Der Erfurter Fürstenkongress
Am 4. August 1807 wurde durch ein Dekret Napoleons Erfurt in Thüringen wegen seiner Lage an der VIA REGIA und der damit verbundenen militärstrategischen Bedeutung im Zentrum der besetzten deutschen Territorialstaaten zur „domaine réservé à l’empereur“, zur kaiserlichen Domäne, erklärt. Diese besondere staatsrechtliche Stellung Erfurts war ausschlaggebend für die Wahl des Ortes, an dem sich Napoleon mit dem russischen Zaren Alexander I. nach der Begegnung in Tilsit vom 7. Juli 1807 erneut treffen wollte. Der Vorschlag erging im April 1808 vom Kaiser an den Zaren. Am 27. September 1808 hielt Napoleon gemeinsam mit Alexander I., den er in der Nähe von Linderbach zwischen Erfurt und Weimar empfangen hatte, unter dem Geläut der Glocken Einzug in Erfurt.

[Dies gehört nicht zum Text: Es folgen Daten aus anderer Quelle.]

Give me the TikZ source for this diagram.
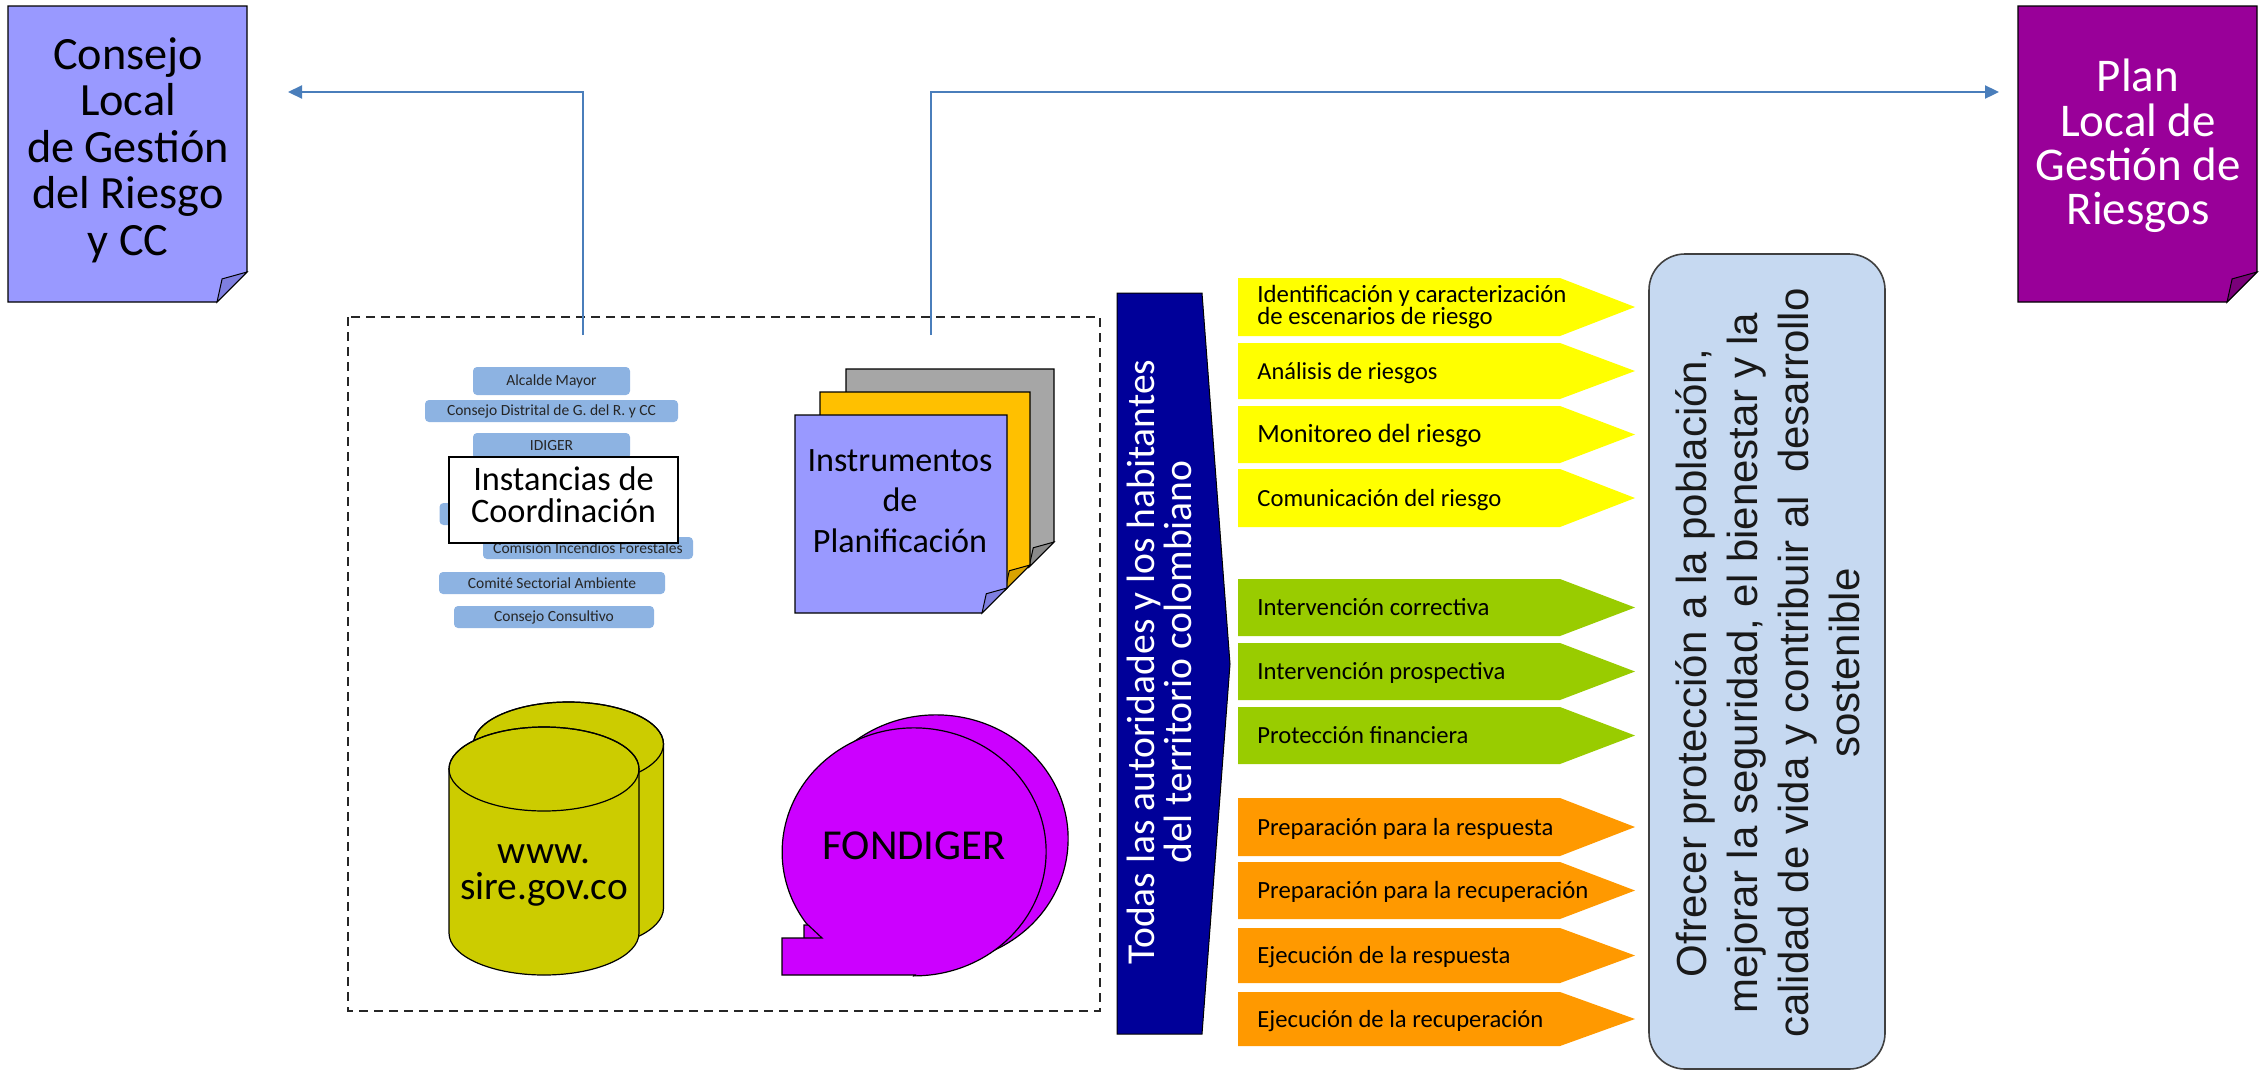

Vom 27. September bis 14. Oktober 1808 fand in Erfurt, gekrönt vom Treffen des französischen Kaisers und des russischen Zaren der Erfurter Fürstenkongress statt. 38 mit Napoleon verbündete Herrscher Europas, unter ihnen drei Könige, trafen sich in der thüringischen Stadt, um eine Neuordnung Europas zu beraten. Erfurt, das zu dieser Zeit schon lange in wirtschaftliche, politische und geistig-kulturelle Bedeutungslosigkeit verfallen war, wurde dadurch für kurze Zeit zu einem Zentrum europäischer Politik.
Trotz aller Kurzlebigkeit und Widersprüchlichkeit ist der Erfurter Fürstenkongress ein herausragendes und signifikantes Ereignis in der europäischen Geschichte. Politisch gesehen war die Allianz freilich nicht von langer Dauer. Der Einmarsch der Grande Armée 1812 in Russland beendete diesen Versuch einer Neuordnung Europas endgültig und ließ ihn in Blut, Flammen und schließlich den eisigen Fluten der Beresina ertrinken.
Napoleon wohnte in der ehemaligen Kurmainzischen Statthalterei, die damals als Gouvernementspalast diente und heute die Thüringer Staatskanzlei beherbergt. Der Zar residierte ebenfalls in Erfurt in dem heute noch erhaltenen Haus des Fabrikanten Triebel, Anger 6.
Wie es den Gepflogenheiten der Zeit entsprach, war nach außen hin der Kongress vor allem eine Fülle von Empfängen, Bällen und Theateraufführungen, in deren Hintergrund im großen Eckzimmer des Gouvernementsgebäudes Kaiser und Zar unter Beteiligung ihrer Minister diplomatische Verhandlungen führten.
Am 8. Oktober 1808 wurde der preußisch-französische Vertrag gegen Österreich unterzeichnet.
Am 12. Oktober 1808 wurde die „Erfurter Konvention“ unterzeichnet, welche die französisch-russische Allianz konsolidieren sollte. Es erging ein Friedensangebot an England auf der Grundlage der bestehenden Verhältnisse, Zuerkennung der Donaugrenze an Russland, Reduzierung der Kriegskontributionen von Preußen auf 120 Mill. Francs.
Am 14. Oktober reisten beide Kaiser aus Erfurt ab.
Der nächste Aufenthalt Napoleons in Erfurt war vom 23. bis 25. Oktober 1813 nach der Niederlage der französischen Armeen in der Völkerschlacht bei Leipzig.